General corporate expenses increased $283,000 to $3.8 million for the three months ended March 31,
2010 compared to $3.5 million for the three months ended March 31, 2009. The increase was
primarily due to an increase in stock based compensation costs and insurance expense. Stock-based
compensation expense for the three months ended March 31, 2010 was $1.1 million compared to $0.9
million for the same period in the prior year.
26
Liquidity
Our on-going capital requirements arise primarily from our need to service our debt, to acquire and
maintain equipment, to fund our working capital requirements and to complete acquisitions. Our
primary sources of liquidity are proceeds from the issuance of debt and equity securities and cash
flows from operations. Our amended and restated revolving credit facility permits borrowings of up
to $90.0 million in principal amount. As of March 31, 2010, we had $85.8 million available for
borrowing under our amended and restated revolving credit facility. Cash flows from operations are
expected to be our primary source of liquidity in fiscal 2010. We had cash and cash equivalents of
$23.7 million at March 31, 2010 compared to $41.1 million at December 31, 2009.
Our revolving credit agreement requires us to maintain specified financial ratios. If we fail to
comply with the financial ratio covenants, it could limit or eliminate the availability under our
revolving credit agreement. Our ability to maintain such financial ratios may be affected by
events beyond our control, including changes in general economic and business conditions, and we
cannot assure you that we will maintain or meet such ratios and tests or that the lenders under the
credit agreement will waive any failure to meet such ratios or tests. The decrease in our
consolidated revenue and the resulting decrease in our operating income adversely impacts our
ability to maintain or meet such financial ratios.
Operating Activities
During the three months ended March 31, 2010, our operating activities used $366,000 in cash. Our
net loss for the three months ended March 31, 2010 was $9.5 million.
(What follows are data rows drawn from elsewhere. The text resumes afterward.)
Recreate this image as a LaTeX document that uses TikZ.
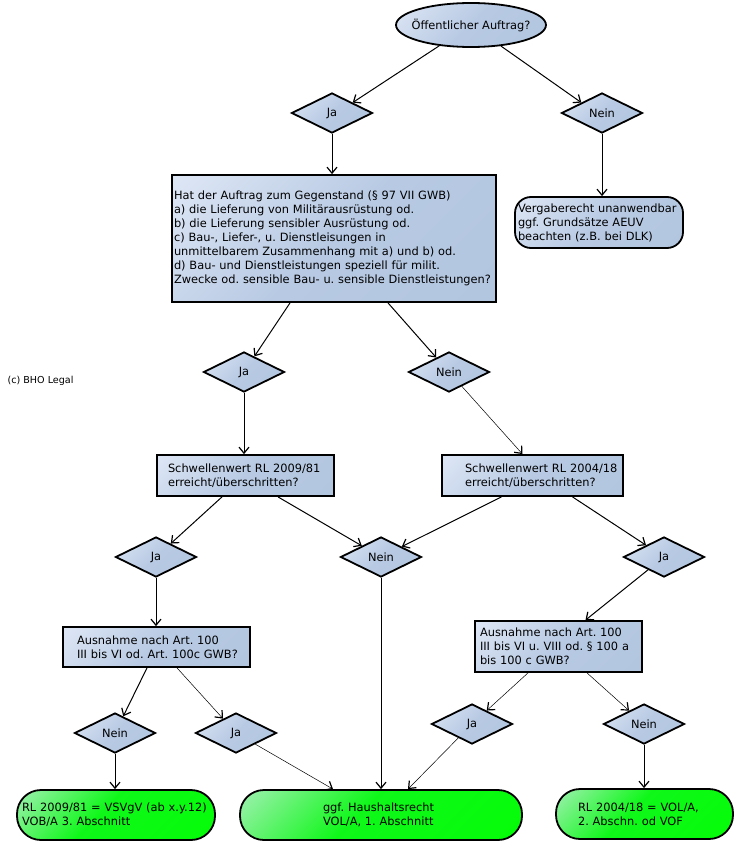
\documentclass[tikz,border=0pt]{standalone}
\usepackage{fontspec}
\setmainfont{DejaVu Sans}
\usetikzlibrary{shapes.geometric,arrows.meta,calc}
\hyphenpenalty=10000
\exhyphenpenalty=10000
\pgfdeclareverticalshading{boxsh}{100bp}{rgb(0bp)=(0.69,0.77,0.87); rgb(50bp)=(0.72,0.79,0.89); rgb(100bp)=(0.93,0.95,0.99)}
\pgfdeclareverticalshading{greensh}{100bp}{rgb(0bp)=(0,1,0); rgb(55bp)=(0.06,0.97,0.10); rgb(100bp)=(0.90,0.93,0.98)}
\begin{document}
\frenchspacing
\begin{tikzpicture}[x=1pt,y=-1pt,
  every node/.style={font=\fontsize{11.4}{14}\selectfont\frenchspacing},
  box/.style={draw, rectangle, line width=1.8pt, shading=boxsh, shading angle=45, align=left, inner xsep=2pt, inner ysep=0pt},
  dia/.style={draw, diamond, line width=1.8pt, shading=boxsh, shading angle=45, minimum width=81pt, minimum height=40pt, inner sep=0pt, aspect=2},
  term/.style={draw, rectangle, rounded corners=24pt, line width=1.8pt, shading=greensh, shading angle=45, align=left, inner xsep=2pt, inner ysep=0pt, minimum height=50pt},
  ind/.style={execute at begin node={\leftskip=#1\relax}},
  arr/.style={-{Straight Barb[length=6pt,width=10pt,line width=1.2pt]}, line width=1pt},
  tarr/.style={-{Straight Barb[length=6pt,width=10pt,line width=1.2pt]}, line width=0.5pt}]
\useasboundingbox (0,0) rectangle (734,843);

\node[draw, ellipse, line width=1.8pt, shading=boxsh, shading angle=45, minimum width=150pt, minimum height=44pt, inner sep=0pt] (ell) at (471,25) {\makebox[0pt]{Öffentlicher Auftrag?}};

\node[dia] (ja1) at (332,113) {Ja};
\node[dia] (nein1) at (602,113) {Nein};

\node[box, minimum width=324pt, minimum height=127pt, text width=320pt] (big) at (334,238.5)
  {Hat der Auftrag zum Gegenstand (§ 97 VII GWB)\\
   a) die Lieferung von Militärausrüstung od.\\
   b) die Lieferung sensibler Ausrüstung od.\\
   c) Bau-, Liefer-, u. Dienstleisungen in\\
   unmittelbarem Zusammenhang mit a) und b) od.\\
   d) Bau- und Dienstleistungen speziell für milit.\\
   Zwecke od. sensible Bau- u. sensible Dienstleistungen?};

\node[box, rounded corners=16pt, minimum width=168pt, minimum height=51pt, text width=164pt, ind=1pt] (verg) at (599,222.5)
  {Vergaberecht unanwendbar\\ggf. Grundsätze AEUV\\beachten (z.B. bei DLK)};

\node[anchor=west, font=\fontsize{9.6}{12}\selectfont] (copy) at (4,381) {(c) BHO Legal};

\node[dia] (ja3) at (244,372) {Ja};
\node[dia] (nein3) at (449,372) {Nein};

\node[box, minimum width=177pt, minimum height=41pt, text width=173pt, ind=9pt] (s2009) at (245.5,475.5)
  {Schwellenwert RL 2009/81\\erreicht/überschritten?};
\node[box, minimum width=181pt, minimum height=41pt, text width=177pt, ind=21pt] (s2004) at (532.5,475.5)
  {Schwellenwert RL 2004/18\\erreicht/überschritten?};

\node[dia] (ja5L) at (156,557) {Ja};
\node[dia] (nein5) at (381,557) {Nein};
\node[dia] (ja5R) at (664,557) {Ja};

\node[box, minimum width=187pt, minimum height=40pt, text width=183pt, ind=12pt] (aL) at (156.5,647)
  {Ausnahme nach Art. 100\\III bis VI od. Art. 100c GWB?};
\node[box, minimum width=167pt, minimum height=51pt, text width=163pt, ind=3pt] (aR) at (558.5,646.5)
  {Ausnahme nach Art. 100\\III bis VI u. VIII od. § 100 a\\bis 100 c GWB?};

\node[dia] (nein7L) at (115,733) {Nein};
\node[dia] (ja7) at (236,733) {Ja};
\node[dia] (ja7R) at (472,724) {Ja};
\node[dia] (nein7R) at (644,724) {Nein};

\node[term, minimum width=198pt, text width=194pt, ind=3pt] (gL) at (116,815)
  {RL 2009/81 = VSVgV (ab x.y.12)\\VOB/A 3. Abschnitt};
\node[term, minimum width=282pt, text width=278pt, ind=81pt] (haus) at (381,815)
  {ggf. Haushaltsrecht\\VOL/A, 1. Abschnitt};
\node[term, minimum width=177pt, text width=173pt, ind=20pt] (gR) at (644.5,814)
  {RL 2004/18 = VOL/A,\\2. Abschn. od VOF};

% connectors
\draw[arr] (ell) -- (ja1.north east);
\draw[arr] (ell) -- (nein1.north west);
\draw[arr] (ja1) -- (ja1 |- big.north);
\draw[arr] (nein1) -- (nein1 |- verg.north);
\draw[arr] ([xshift=-44pt]big.south) -- (ja3);
\draw[arr] ([xshift=54pt]big.south) -- (nein3);
\draw[arr] (ja3) -- (ja3 |- s2009.north);
\draw[tarr] (nein3) -- ([xshift=-10pt]s2004.north);
\draw[arr] ([xshift=-23.5pt]s2009.south) -- (ja5L);
\draw[arr] ([xshift=32.5pt]s2009.south) -- (nein5);
\draw[arr] ([xshift=-31pt]s2004.south) -- (nein5);
\draw[arr] ([xshift=40pt]s2004.south) -- (ja5R);
\draw[arr] (ja5L) -- (ja5L |- aL.north);
\draw[arr] (nein5) -- (nein5 |- haus.north);
\draw[arr] (ja5R) -- ([xshift=27pt]aR.north);
\draw[arr] ([xshift=-9.5pt]aL.south) -- (nein7L);
\draw[tarr] ([xshift=20.5pt]aL.south) -- (ja7);
\draw[arr] (nein7L) -- (nein7L |- gL.north);
\draw[tarr] (ja7) -- ([xshift=-48pt]haus.north);
\draw[tarr] ([xshift=-30.5pt]aR.south) -- (ja7R);
\draw[tarr] ([xshift=28.5pt]aR.south) -- (nein7R);
\draw[tarr] (ja7R) -- ([xshift=27pt]haus.north);
\draw[arr] (nein7R) -- (nein7R |- gR.north);
\end{tikzpicture}
\end{document}
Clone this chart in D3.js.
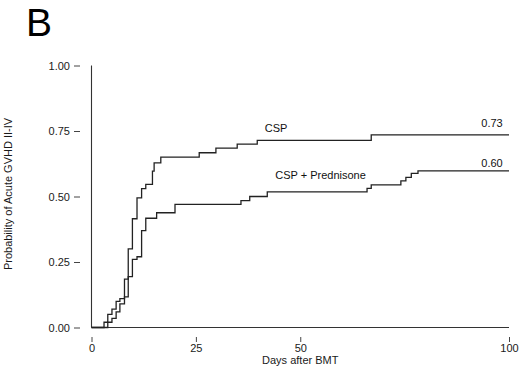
<!DOCTYPE html>
<html>
<head>
<meta charset="utf-8">
<script src="https://cdn.jsdelivr.net/npm/d3@7"></script>
<style>
    body { margin: 0; background: #fff; }
    svg { display: block; font-family: "Liberation Sans", Arial, sans-serif; }
    .axis text { font-size: 11px; fill: #1a1a1a; }
    .axis line { stroke: #444; }
</style>
</head>
<body>
<div id="chart"></div>
<script>
// step points (days after BMT, cumulative probability)
const cspDays = [0, 3.0, 3.9, 4.9, 5.9, 6.8, 7.9, 8.8, 9.8, 10.9, 12.0, 13.0, 14.6, 15.0, 16.6, 25.8, 29.8, 34.9, 39.7, 67.0, 100];
const cspProb = [0, 0.02, 0.05, 0.07, 0.10, 0.11, 0.185, 0.30, 0.415, 0.495, 0.53, 0.546, 0.597, 0.628, 0.65, 0.667, 0.685, 0.70, 0.714, 0.735, 0.735];

const predDays = [0, 3.9, 4.9, 5.9, 6.8, 7.9, 8.8, 9.8, 10.9, 12.0, 13.0, 15.6, 20.0, 35.8, 37.9, 42.1, 66.0, 67.0, 74.1, 75.3, 76.6, 78.2, 100];
const predProb = [0, 0.02, 0.035, 0.06, 0.09, 0.117, 0.194, 0.26, 0.27, 0.37, 0.417, 0.438, 0.47, 0.484, 0.50, 0.518, 0.531, 0.544, 0.56, 0.573, 0.588, 0.598, 0.598];

const xTicks = [0, 25, 50, 100];
const yTicks = [0, 0.25, 0.5, 0.75, 1];

const labels = [
    {text: "CSP", day: 41.5, prob: 0.745, anchor: "start"},
    {text: "0.73", day: 98.5, prob: 0.765, anchor: "end"},
    {text: "CSP + Prednisone", day: 44, prob: 0.565, anchor: "start"},
    {text: "0.60", day: 98.5, prob: 0.612, anchor: "end"}
];

const width = 520, height = 367;

const svg = d3.select("#chart").append("svg")
    .attr("width", width)
    .attr("height", height);

const x = d3.scaleLinear().domain([0, 100]).range([91.5, 509]);
const y = d3.scaleLinear().domain([0, 1]).range([327.5, 65.5]);

// panel letter
svg.append("text")
    .attr("x", 26)
    .attr("y", 36)
    .attr("font-size", "39px")
    .attr("fill", "#000")
    .text("B");

// y axis ticks sit away from the axis line
const yAxis = d3.axisLeft(y).tickValues(yTicks).tickFormat(d3.format(".2f")).tickSize(6).tickPadding(4);
svg.append("g")
    .attr("class", "axis")
    .attr("transform", "translate(80,0)")
    .call(yAxis)
    .call(g => g.select(".domain").remove());

const xAxis = d3.axisBottom(x).tickValues(xTicks).tickFormat(d3.format("d")).tickSize(5).tickPadding(2);
svg.append("g")
    .attr("class", "axis")
    .attr("transform", "translate(0,337)")
    .call(xAxis)
    .call(g => g.select(".domain").remove());

// axis lines
svg.append("line")
    .attr("x1", x(0)).attr("x2", x(0))
    .attr("y1", y(1)).attr("y2", y(0))
    .attr("stroke", "#333").attr("stroke-width", 1.1);
svg.append("line")
    .attr("x1", x(0)).attr("x2", x(100))
    .attr("y1", y(0)).attr("y2", y(0))
    .attr("stroke", "#333").attr("stroke-width", 1.1);

// axis titles
svg.append("text")
    .attr("transform", "translate(12,194) rotate(-90)")
    .attr("text-anchor", "middle")
    .attr("font-size", "11px")
    .attr("fill", "#1a1a1a")
    .text("Probability of Acute GVHD II-IV");

svg.append("text")
    .attr("x", x(50))
    .attr("y", 364)
    .attr("text-anchor", "middle")
    .attr("font-size", "11px")
    .attr("fill", "#1a1a1a")
    .text("Days after BMT");

// step curves
const line = d3.line()
    .x(d => x(d[0]))
    .y(d => y(d[1]))
    .curve(d3.curveStepAfter);

svg.append("path")
    .datum(d3.zip(cspDays, cspProb))
    .attr("fill", "none")
    .attr("stroke", "#222")
    .attr("stroke-width", 1.3)
    .attr("d", line);

svg.append("path")
    .datum(d3.zip(predDays, predProb))
    .attr("fill", "none")
    .attr("stroke", "#222")
    .attr("stroke-width", 1.3)
    .attr("d", line);

// curve labels
svg.selectAll(".curve-label")
    .data(labels)
    .enter().append("text")
    .attr("class", "curve-label")
    .attr("x", d => x(d.day))
    .attr("y", d => y(d.prob))
    .attr("text-anchor", d => d.anchor)
    .attr("font-size", "11px")
    .attr("fill", "#111")
    .text(d => d.text);
</script>
</body>
</html>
Non-cash expenses totaled
$18.5 million during the first three months of 2010 consisting of $21.3 million of depreciation and
amortization, $1.5 million on a loss on investment, $1.4 million for share based compensation
expense, $551,000 in amortization of deferred financing fees, less $6.2 million for deferred income
taxes related to timing differences.
During the three months ended March 31, 2010, changes in operating assets and liabilities used $9.4
million in cash, principally due to an increase in accounts receivable of $9.0 million, a decrease
in accrued interest of $9.4 million, a decrease in accrued salaries, benefits and payroll taxes of
$1.2 million, a decrease in accrued expenses of $1.1 million, offset by an increase in accounts
payable of $8.7 million and a decrease in prepaid expenses and other current assets of $2.5
million. The increase in accounts receivable primarily relates to the increase in revenues for our
Drilling and Completion segment. The decrease in accrued interest relates to the semi-annual
payment of interest on our senior notes. The decrease in accrued salaries, benefits and payroll
taxes and accrued expenses and the increase in accounts payable are primarily due to normal timing
factors.
During the three months ended March 31, 2009, our operating activities provided $15.1 million in
cash. Our net loss for the three months ended March 31, 2009 was $2.6 million. Non-cash expenses
totaled $17.8 million during the first three months of 2009 consisting of $20.6 million of
depreciation and amortization, $1.1 million for share based compensation expense, $555,000 in
amortization of deferred financing fees, $385,000 related to increases to the allowance for
doubtful accounts receivables, less $4.4 million for deferred income taxes related to timing
differences and $357,000 on the gain from asset disposals.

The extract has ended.